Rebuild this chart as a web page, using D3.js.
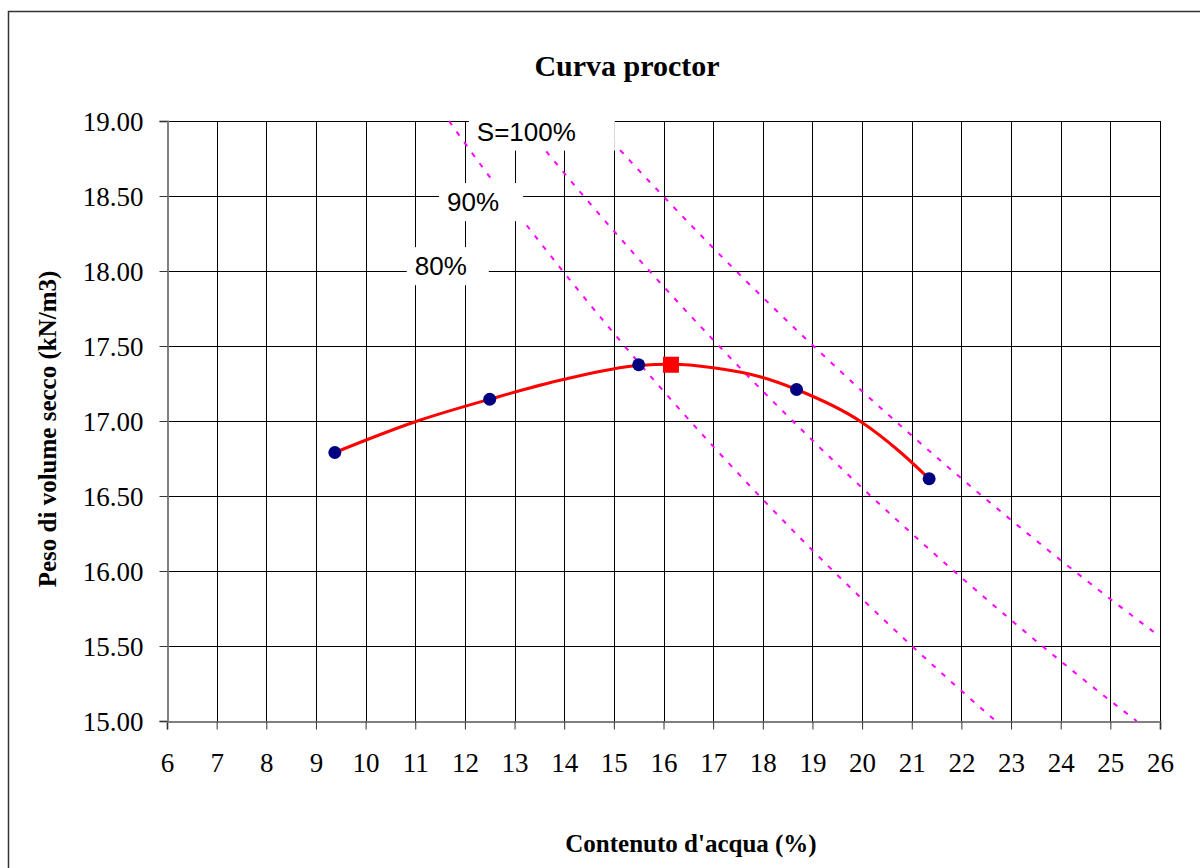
<!DOCTYPE html>
<html><head><meta charset="utf-8">
<script src="https://cdn.jsdelivr.net/npm/d3@7"></script>
<style>body{margin:0;background:#fff}svg{display:block}</style>
</head><body>
<svg id="c" width="1200" height="868"></svg>
<script>
// ---- data ----
const waterContent = [9.38, 12.5, 15.5, 18.68, 21.35];
const dryWeight = [16.79, 17.145, 17.375, 17.21, 16.615];
const optimum = {w: 16.15, g: 17.375};
// fitted curve points
const curveW = [9.38, 11, 12.5, 14, 15.5, 16.15, 17, 18, 18.68, 20, 20.76, 21.35];
const curveG = [16.79, 16.995, 17.145, 17.278, 17.37, 17.378, 17.355, 17.29, 17.21, 16.99, 16.795, 16.615];
// saturation lines (w %, gamma_d)
const sat100W = [14.6, 15, 16, 17, 18, 19, 20, 21, 22, 23, 24, 25, 26];
const sat100G = [19.0, 18.852, 18.497, 18.154, 17.824, 17.506, 17.199, 16.903, 16.617, 16.34, 16.072, 15.813, 15.562];
const sat90W = [13.14, 14, 15, 16, 17, 18, 19, 20, 21, 22, 23, 24, 25, 25.53];
const sat90G = [19.0, 18.653, 18.267, 17.897, 17.541, 17.199, 16.871, 16.554, 16.25, 15.956, 15.673, 15.399, 15.135, 15.0];
const sat80W = [11.68, 12, 13, 14, 15, 16, 17, 18, 19, 20, 21, 22, 22.69];
const sat80G = [19.0, 18.852, 18.41, 17.988, 17.585, 17.199, 16.831, 16.477, 16.138, 15.813, 15.501, 15.201, 15.0];
const xTicks = d3.range(6, 27, 1);
const yTicks = [15.0, 15.5, 16.0, 16.5, 17.0, 17.5, 18.0, 18.5, 19.0];
const satLabels = ["S=100%", "90%", "80%"];
const satLabelPos = [[12.24, 18.93], [11.64, 18.46], [10.99, 18.033]];

const svg = d3.select("#c");
const L = 167, R = 1160, T = 121, B = 721;
const x = d3.scaleLinear().domain([6, 26]).range([L, R]);
const y = d3.scaleLinear().domain([15, 19]).range([B, T]);

// outer frame
svg.append("rect").attr("x", 8.5).attr("y", 11.5).attr("width", 1300).attr("height", 1000)
  .attr("fill", "#fff").attr("stroke", "#333").attr("stroke-width", 1.5);

// gridlines
const g = svg.append("g");
g.selectAll(".vg").data(xTicks).join("line")
  .attr("x1", d => Math.round(x(d)) + 0.5).attr("x2", d => Math.round(x(d)) + 0.5)
  .attr("y1", T).attr("y2", B).attr("stroke", "#000").attr("stroke-width", 1);
g.selectAll(".hg").data(yTicks).join("line")
  .attr("y1", d => Math.round(y(d)) + 0.5).attr("y2", d => Math.round(y(d)) + 0.5)
  .attr("x1", L).attr("x2", R).attr("stroke", "#000").attr("stroke-width", 1);

// axes
const sf = "Liberation Serif, Times New Roman, serif";
const xAxis = svg.append("g").attr("transform", `translate(0,${B + 0.5})`)
  .call(d3.axisBottom(x).tickValues(xTicks).tickFormat(d3.format("d")).tickSize(8).tickPadding(21));
const yAxis = svg.append("g").attr("transform", `translate(${L + 0.5},0)`)
  .call(d3.axisLeft(y).tickValues(yTicks).tickFormat(d3.format(".2f")).tickSize(8).tickPadding(16));
xAxis.attr("font-family", sf).attr("font-size", 27);
yAxis.attr("font-family", sf).attr("font-size", 27);
xAxis.select(".domain").attr("stroke", "#808080").attr("stroke-width", 2);
yAxis.select(".domain").attr("stroke", "#808080").attr("stroke-width", 2);
xAxis.selectAll(".tick line").attr("stroke", "#333");
yAxis.selectAll(".tick line").attr("stroke", "#333");
xAxis.selectAll(".tick text").attr("fill", "#000").attr("dy", "0.8em");
yAxis.selectAll(".tick text").attr("fill", "#000").attr("dy", "0.34em");

// saturation lines
const satLine = d3.line().x(d => x(d[0])).y(d => y(d[1])).curve(d3.curveMonotoneX);
[[sat100W, sat100G], [sat90W, sat90G], [sat80W, sat80G]].forEach(([ws, gs]) => {
  svg.append("path").datum(ws.map((w, i) => [w, gs[i]]))
    .attr("d", satLine).attr("fill", "none").attr("stroke", "#ff00ff")
    .attr("stroke-width", 2).attr("stroke-dasharray", "5,8");
});

// labels with white boxes
const lf = "Liberation Sans, Arial, sans-serif";
const rightPad = [39, 24, 22];
satLabels.forEach((t, i) => {
  const [lw, lg] = satLabelPos[i];
  const tx = svg.append("text").attr("x", x(lw)).attr("y", y(lg)).attr("dy", "0.35em")
    .attr("font-family", lf).attr("font-size", 26).attr("text-anchor", "start").text(t);
  const bb = tx.node().getBBox();
  svg.insert("rect", () => tx.node())
    .attr("x", bb.x - 8).attr("y", bb.y - 4).attr("width", bb.width + 8 + rightPad[i]).attr("height", bb.height + 8)
    .attr("fill", "#fff");
});

// fitted curve
svg.append("path").datum(curveW.map((w, i) => [w, curveG[i]]))
  .attr("d", d3.line().x(d => x(d[0])).y(d => y(d[1])).curve(d3.curveMonotoneX))
  .attr("fill", "none").attr("stroke", "#ff0000").attr("stroke-width", 3);

// points
svg.selectAll(".pt").data(waterContent).join("circle")
  .attr("cx", d => x(d)).attr("cy", (d, i) => y(dryWeight[i])).attr("r", 6.5).attr("fill", "#000080");

svg.append("rect").attr("x", x(optimum.w) - 8).attr("y", y(optimum.g) - 8)
  .attr("width", 16).attr("height", 16).attr("fill", "#ff0000");

// titles
svg.append("text").attr("x", 627).attr("y", 76).attr("text-anchor", "middle")
  .attr("font-family", sf).attr("font-weight", "bold").attr("font-size", 30).text("Curva proctor");
svg.append("text").attr("x", 691).attr("y", 852).attr("text-anchor", "middle")
  .attr("font-family", sf).attr("font-weight", "bold").attr("font-size", 25).text("Contenuto d'acqua (%)");
svg.append("text").attr("transform", "translate(56,429) rotate(-90)").attr("text-anchor", "middle")
  .attr("font-family", sf).attr("font-weight", "bold").attr("font-size", 25).text("Peso di volume secco (kN/m3)");
</script>
</body></html>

▬▬▬▬▬▬▬▬▬▬

Reproduce the material above in full and without alteration, but skip all pictures.

Rebuild this chart as a web page, using D3.js.
<!DOCTYPE html>
<html><head><meta charset="utf-8">
<script src="https://cdn.jsdelivr.net/npm/d3@7"></script>
<style>body{margin:0;background:#fff}svg{display:block}</style>
</head><body>
<svg id="c" width="1200" height="868"></svg>
<script>
// ---- data ----
const waterContent = [9.38, 12.5, 15.5, 18.68, 21.35];
const dryWeight = [16.79, 17.145, 17.375, 17.21, 16.615];
const optimum = {w: 16.15, g: 17.375};
// fitted curve points
const curveW = [9.38, 11, 12.5, 14, 15.5, 16.15, 17, 18, 18.68, 20, 20.76, 21.35];
const curveG = [16.79, 16.995, 17.145, 17.278, 17.37, 17.378, 17.355, 17.29, 17.21, 16.99, 16.795, 16.615];
// saturation lines (w %, gamma_d)
const sat100W = [14.6, 15, 16, 17, 18, 19, 20, 21, 22, 23, 24, 25, 26];
const sat100G = [19.0, 18.852, 18.497, 18.154, 17.824, 17.506, 17.199, 16.903, 16.617, 16.34, 16.072, 15.813, 15.562];
const sat90W = [13.14, 14, 15, 16, 17, 18, 19, 20, 21, 22, 23, 24, 25, 25.53];
const sat90G = [19.0, 18.653, 18.267, 17.897, 17.541, 17.199, 16.871, 16.554, 16.25, 15.956, 15.673, 15.399, 15.135, 15.0];
const sat80W = [11.68, 12, 13, 14, 15, 16, 17, 18, 19, 20, 21, 22, 22.69];
const sat80G = [19.0, 18.852, 18.41, 17.988, 17.585, 17.199, 16.831, 16.477, 16.138, 15.813, 15.501, 15.201, 15.0];
const xTicks = d3.range(6, 27, 1);
const yTicks = [15.0, 15.5, 16.0, 16.5, 17.0, 17.5, 18.0, 18.5, 19.0];
const satLabels = ["S=100%", "90%", "80%"];
const satLabelPos = [[12.24, 18.93], [11.64, 18.46], [10.99, 18.033]];

const svg = d3.select("#c");
const L = 167, R = 1160, T = 121, B = 721;
const x = d3.scaleLinear().domain([6, 26]).range([L, R]);
const y = d3.scaleLinear().domain([15, 19]).range([B, T]);

// outer frame
svg.append("rect").attr("x", 8.5).attr("y", 11.5).attr("width", 1300).attr("height", 1000)
  .attr("fill", "#fff").attr("stroke", "#333").attr("stroke-width", 1.5);

// gridlines
const g = svg.append("g");
g.selectAll(".vg").data(xTicks).join("line")
  .attr("x1", d => Math.round(x(d)) + 0.5).attr("x2", d => Math.round(x(d)) + 0.5)
  .attr("y1", T).attr("y2", B).attr("stroke", "#000").attr("stroke-width", 1);
g.selectAll(".hg").data(yTicks).join("line")
  .attr("y1", d => Math.round(y(d)) + 0.5).attr("y2", d => Math.round(y(d)) + 0.5)
  .attr("x1", L).attr("x2", R).attr("stroke", "#000").attr("stroke-width", 1);

// axes
const sf = "Liberation Serif, Times New Roman, serif";
const xAxis = svg.append("g").attr("transform", `translate(0,${B + 0.5})`)
  .call(d3.axisBottom(x).tickValues(xTicks).tickFormat(d3.format("d")).tickSize(8).tickPadding(21));
const yAxis = svg.append("g").attr("transform", `translate(${L + 0.5},0)`)
  .call(d3.axisLeft(y).tickValues(yTicks).tickFormat(d3.format(".2f")).tickSize(8).tickPadding(16));
xAxis.attr("font-family", sf).attr("font-size", 27);
yAxis.attr("font-family", sf).attr("font-size", 27);
xAxis.select(".domain").attr("stroke", "#808080").attr("stroke-width", 2);
yAxis.select(".domain").attr("stroke", "#808080").attr("stroke-width", 2);
xAxis.selectAll(".tick line").attr("stroke", "#333");
yAxis.selectAll(".tick line").attr("stroke", "#333");
xAxis.selectAll(".tick text").attr("fill", "#000").attr("dy", "0.8em");
yAxis.selectAll(".tick text").attr("fill", "#000").attr("dy", "0.34em");

// saturation lines
const satLine = d3.line().x(d => x(d[0])).y(d => y(d[1])).curve(d3.curveMonotoneX);
[[sat100W, sat100G], [sat90W, sat90G], [sat80W, sat80G]].forEach(([ws, gs]) => {
  svg.append("path").datum(ws.map((w, i) => [w, gs[i]]))
    .attr("d", satLine).attr("fill", "none").attr("stroke", "#ff00ff")
    .attr("stroke-width", 2).attr("stroke-dasharray", "5,8");
});

// labels with white boxes
const lf = "Liberation Sans, Arial, sans-serif";
const rightPad = [39, 24, 22];
satLabels.forEach((t, i) => {
  const [lw, lg] = satLabelPos[i];
  const tx = svg.append("text").attr("x", x(lw)).attr("y", y(lg)).attr("dy", "0.35em")
    .attr("font-family", lf).attr("font-size", 26).attr("text-anchor", "start").text(t);
  const bb = tx.node().getBBox();
  svg.insert("rect", () => tx.node())
    .attr("x", bb.x - 8).attr("y", bb.y - 4).attr("width", bb.width + 8 + rightPad[i]).attr("height", bb.height + 8)
    .attr("fill", "#fff");
});

// fitted curve
svg.append("path").datum(curveW.map((w, i) => [w, curveG[i]]))
  .attr("d", d3.line().x(d => x(d[0])).y(d => y(d[1])).curve(d3.curveMonotoneX))
  .attr("fill", "none").attr("stroke", "#ff0000").attr("stroke-width", 3);

// points
svg.selectAll(".pt").data(waterContent).join("circle")
  .attr("cx", d => x(d)).attr("cy", (d, i) => y(dryWeight[i])).attr("r", 6.5).attr("fill", "#000080");

svg.append("rect").attr("x", x(optimum.w) - 8).attr("y", y(optimum.g) - 8)
  .attr("width", 16).attr("height", 16).attr("fill", "#ff0000");

// titles
svg.append("text").attr("x", 627).attr("y", 76).attr("text-anchor", "middle")
  .attr("font-family", sf).attr("font-weight", "bold").attr("font-size", 30).text("Curva proctor");
svg.append("text").attr("x", 691).attr("y", 852).attr("text-anchor", "middle")
  .attr("font-family", sf).attr("font-weight", "bold").attr("font-size", 25).text("Contenuto d'acqua (%)");
svg.append("text").attr("transform", "translate(56,429) rotate(-90)").attr("text-anchor", "middle")
  .attr("font-family", sf).attr("font-weight", "bold").attr("font-size", 25).text("Peso di volume secco (kN/m3)");
</script>
</body></html>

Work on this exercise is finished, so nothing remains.